The Bluestockings are also available in the library by request. The annual started in 1891 as a literary publication and then in 1899 became a more traditional yearbook. The Bluestocking was not published in 1907, 1918, and 1919. The yearbook name, The Bluestocking, refers to an educated, intellectual woman.
There are additional materials in the College Archives. The Archives contain materials pertaining to the history of Mary Baldwin College, from its founding in 1842 as the Augusta Female Seminary to the present. The collection includes documents and letters of its founders, Rufus William Bailey and Mary Julia Baldwin; nineteenth century diplomas, programs, photographs and student records. Because many the documents are unique and fragile they are not available to the public.
The College Archivist is William C. Pollard. His regularly scheduled hours are Tuesday and Thursday mornings and at other times by appointment. He can be reached at 540-887-7239 or email@example.com . Questions may be sent through the Archives Information Request Form. Please allow approximately two weeks for a response. If you are visiting Staunton and wish to see materials from the Archives, it is recommended that you call ahead to make an appointment.
MBC alumnae/i are eligible to check out material from the library.
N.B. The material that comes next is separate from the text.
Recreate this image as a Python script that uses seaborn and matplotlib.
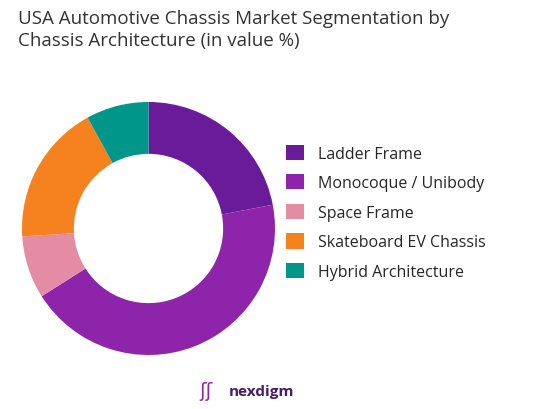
import matplotlib
matplotlib.use("Agg")
import seaborn as sns
from matplotlib import pyplot as plt

labels = ['Ladder Frame', 'Monocoque / Unibody', 'Space Frame', 'Skateboard EV Chassis', 'Hybrid Architecture']
values = [22, 44, 8, 18, 8]
colors = ['#6a1b9a', '#8e24aa', '#e38ca3', '#f5821f', '#00968a']

sns.set_style('white')
plt.rcParams['font.family'] = ['Open Sans', 'DejaVu Sans']

fig = plt.figure(figsize=(5.38, 4.10), dpi=100)
ax = fig.add_axes([22 / 538, 54 / 410, 253 / 538, 253 / 410])
wedges, _ = ax.pie(values, colors=colors, startangle=90, counterclock=False, radius=1.0,
                   wedgeprops=dict(width=0.41, edgecolor='white', linewidth=0))
ax.set_aspect('equal')
ax.set_xlim(-1, 1)
ax.set_ylim(-1, 1)

fig.legend(wedges, labels, loc='center left', bbox_to_anchor=(0.505, 0.48),
           frameon=False, fontsize=11.5, handlelength=1.1, handleheight=1.1,
           labelspacing=0.78, handletextpad=0.9)

fig.text(0.033, 0.975, 'USA Automotive Chassis Market Segmentation by\nChassis Architecture (in value %)',
         ha='left', va='top', fontsize=13.5, color='#333333', linespacing=1.3)
fig.text(0.425, 0.045, 'nexdigm', ha='left', va='center', fontsize=11, color='#4a1a6b', weight='bold')
fig.text(0.37, 0.045, 'ʃʃ', ha='left', va='center', fontsize=14, color='#8e24aa')

fig.savefig('out.png', dpi=100)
Alumnae/i may check out general books in the circulating collection, as well as bestseller books for leisure reading (see below).
The Bestseller Collection
The Continuing Education Committee of the Alumnae Association of Mary Baldwin College generously helps to fund the bestseller collection. You can see a list of books in the current collection here.
Grafton Librarians are still available to take your reference questions even after graduation. Please refer to this form.
Get free access to early journal content (including over 500,000 articles from 200 journals) at JSTOR.
Depending on where you live, you should have access to free online resources through your local public library. For example, if you live in Virginia you can use Find It Virginia to search for online resources.